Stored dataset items
_ _ _ _ _ _ _

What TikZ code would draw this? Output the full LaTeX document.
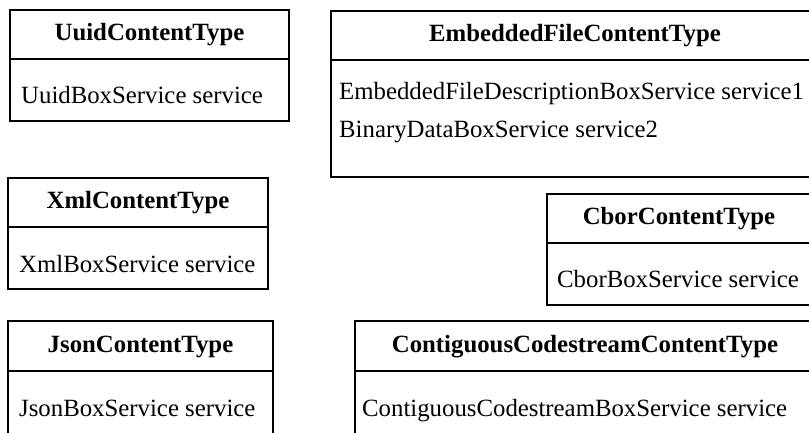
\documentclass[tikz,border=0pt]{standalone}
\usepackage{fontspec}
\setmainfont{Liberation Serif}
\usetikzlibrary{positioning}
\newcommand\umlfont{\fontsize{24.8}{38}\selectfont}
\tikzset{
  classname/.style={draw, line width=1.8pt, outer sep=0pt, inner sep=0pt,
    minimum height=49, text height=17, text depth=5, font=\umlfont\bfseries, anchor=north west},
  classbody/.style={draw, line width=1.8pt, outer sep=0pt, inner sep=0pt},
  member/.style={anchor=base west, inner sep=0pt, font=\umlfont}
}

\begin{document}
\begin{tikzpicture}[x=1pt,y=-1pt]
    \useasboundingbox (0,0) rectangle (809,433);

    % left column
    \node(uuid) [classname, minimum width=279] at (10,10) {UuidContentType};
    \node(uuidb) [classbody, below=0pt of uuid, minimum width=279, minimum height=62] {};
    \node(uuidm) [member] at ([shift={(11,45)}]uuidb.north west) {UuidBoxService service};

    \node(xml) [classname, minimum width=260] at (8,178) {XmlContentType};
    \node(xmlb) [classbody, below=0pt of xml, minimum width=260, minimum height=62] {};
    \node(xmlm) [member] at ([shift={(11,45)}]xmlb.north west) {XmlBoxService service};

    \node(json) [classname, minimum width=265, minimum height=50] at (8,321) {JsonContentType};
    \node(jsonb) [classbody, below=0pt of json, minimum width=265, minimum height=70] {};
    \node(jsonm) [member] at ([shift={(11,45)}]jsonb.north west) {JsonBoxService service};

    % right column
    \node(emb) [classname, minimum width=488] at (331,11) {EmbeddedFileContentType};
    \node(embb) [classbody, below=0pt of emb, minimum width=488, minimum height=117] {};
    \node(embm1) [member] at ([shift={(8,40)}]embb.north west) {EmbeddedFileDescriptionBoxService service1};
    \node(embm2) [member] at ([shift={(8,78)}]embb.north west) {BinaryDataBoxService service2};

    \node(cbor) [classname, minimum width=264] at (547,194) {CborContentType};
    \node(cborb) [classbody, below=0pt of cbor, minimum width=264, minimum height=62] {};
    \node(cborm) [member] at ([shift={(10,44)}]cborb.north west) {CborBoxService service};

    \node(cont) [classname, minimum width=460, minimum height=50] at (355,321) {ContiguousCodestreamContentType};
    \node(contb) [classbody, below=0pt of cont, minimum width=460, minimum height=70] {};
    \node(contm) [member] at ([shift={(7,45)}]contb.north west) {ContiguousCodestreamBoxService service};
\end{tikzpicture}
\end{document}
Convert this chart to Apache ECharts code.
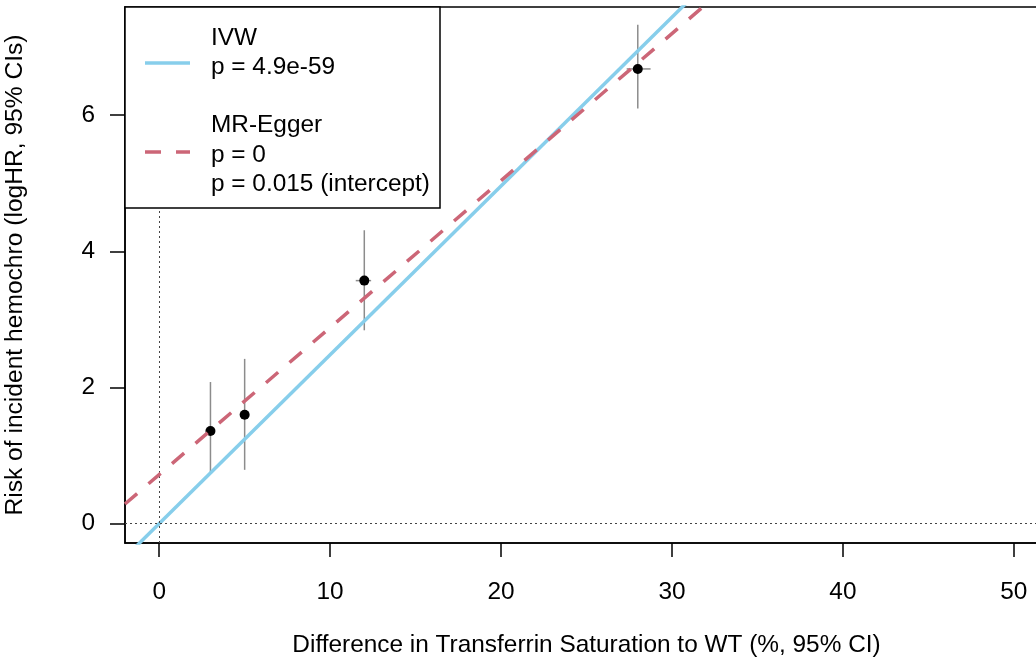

_ _ _ _ _ _ _

TASK OBJECTIVE.
Return the material exactly as given, apart from the pictures.

SOLUTION TO THE PROBLEM.
What TikZ code would draw this? Output the full LaTeX document.
\documentclass[tikz,border=0pt]{standalone}
\usepackage{fontspec}
\setmainfont{Liberation Serif}
\usetikzlibrary{positioning}
\newcommand\umlfont{\fontsize{24.8}{38}\selectfont}
\tikzset{
  classname/.style={draw, line width=1.8pt, outer sep=0pt, inner sep=0pt,
    minimum height=49, text height=17, text depth=5, font=\umlfont\bfseries, anchor=north west},
  classbody/.style={draw, line width=1.8pt, outer sep=0pt, inner sep=0pt},
  member/.style={anchor=base west, inner sep=0pt, font=\umlfont}
}

\begin{document}
\begin{tikzpicture}[x=1pt,y=-1pt]
    \useasboundingbox (0,0) rectangle (809,433);

    % left column
    \node(uuid) [classname, minimum width=279] at (10,10) {UuidContentType};
    \node(uuidb) [classbody, below=0pt of uuid, minimum width=279, minimum height=62] {};
    \node(uuidm) [member] at ([shift={(11,45)}]uuidb.north west) {UuidBoxService service};

    \node(xml) [classname, minimum width=260] at (8,178) {XmlContentType};
    \node(xmlb) [classbody, below=0pt of xml, minimum width=260, minimum height=62] {};
    \node(xmlm) [member] at ([shift={(11,45)}]xmlb.north west) {XmlBoxService service};

    \node(json) [classname, minimum width=265, minimum height=50] at (8,321) {JsonContentType};
    \node(jsonb) [classbody, below=0pt of json, minimum width=265, minimum height=70] {};
    \node(jsonm) [member] at ([shift={(11,45)}]jsonb.north west) {JsonBoxService service};

    % right column
    \node(emb) [classname, minimum width=488] at (331,11) {EmbeddedFileContentType};
    \node(embb) [classbody, below=0pt of emb, minimum width=488, minimum height=117] {};
    \node(embm1) [member] at ([shift={(8,40)}]embb.north west) {EmbeddedFileDescriptionBoxService service1};
    \node(embm2) [member] at ([shift={(8,78)}]embb.north west) {BinaryDataBoxService service2};

    \node(cbor) [classname, minimum width=264] at (547,194) {CborContentType};
    \node(cborb) [classbody, below=0pt of cbor, minimum width=264, minimum height=62] {};
    \node(cborm) [member] at ([shift={(10,44)}]cborb.north west) {CborBoxService service};

    \node(cont) [classname, minimum width=460, minimum height=50] at (355,321) {ContiguousCodestreamContentType};
    \node(contb) [classbody, below=0pt of cont, minimum width=460, minimum height=70] {};
    \node(contm) [member] at ([shift={(7,45)}]contb.north west) {ContiguousCodestreamBoxService service};
\end{tikzpicture}
\end{document}
Convert this chart to Apache ECharts code.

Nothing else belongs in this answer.